Michael Reiss said...

The initial reaction was to there being homeless people there and some local parents fearing homeless men equals pedophiles, which is a terrible judgement. The absurd reactions from people concerned about the "quality" of the new residents is the only thing I addressed, because it is very clear what is actually behind the resistance to this shelter: FEAR.

Now, some of you are trying to hide behind the number of 170 and your anonymity here to not take responsibility for your initial lack of charity and wrong-minded reactions to what it means to having any kind of shelter in the community.

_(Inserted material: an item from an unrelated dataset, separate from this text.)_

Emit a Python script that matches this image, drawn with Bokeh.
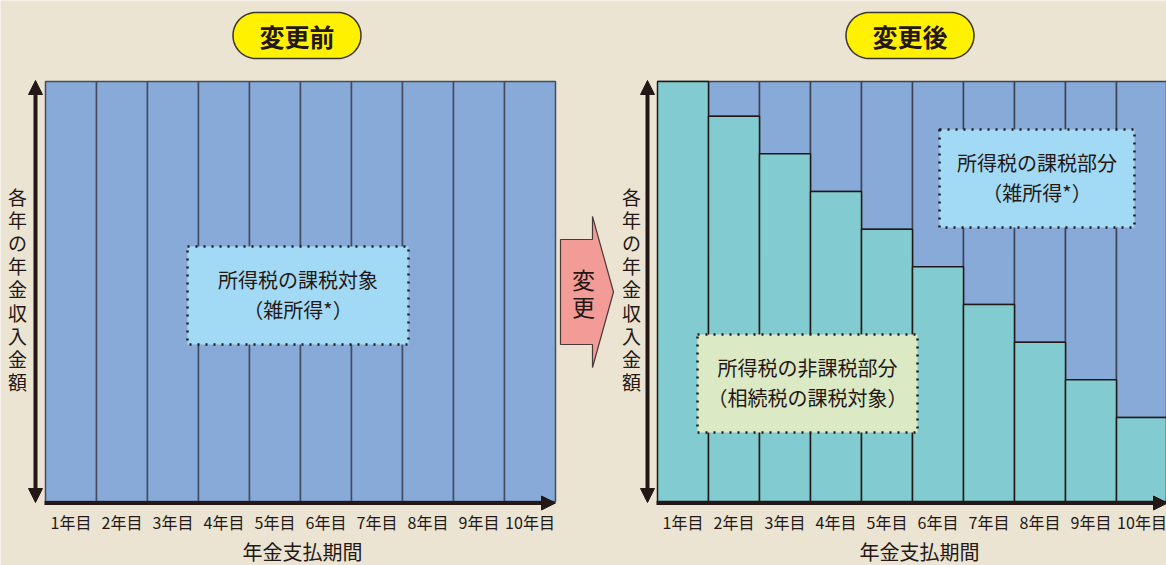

You have changed your tune to fit the new direction - the number of homeless slated to move in there, as if Charity is not what's being discussed here anymore. You're avoiding part of the original comments many of you made. Beautifully political and opportunistic.

I don't think anyone is in favor of jamming 170 people in there. I didn't hear anyone on this thread argue in favor of the huge number. Obviously that's just the way our city operates - they do ill-advised things on a daily basis. That's another matter.

My vote is in favor of the shelter. The number of 170 is way too high, clearly.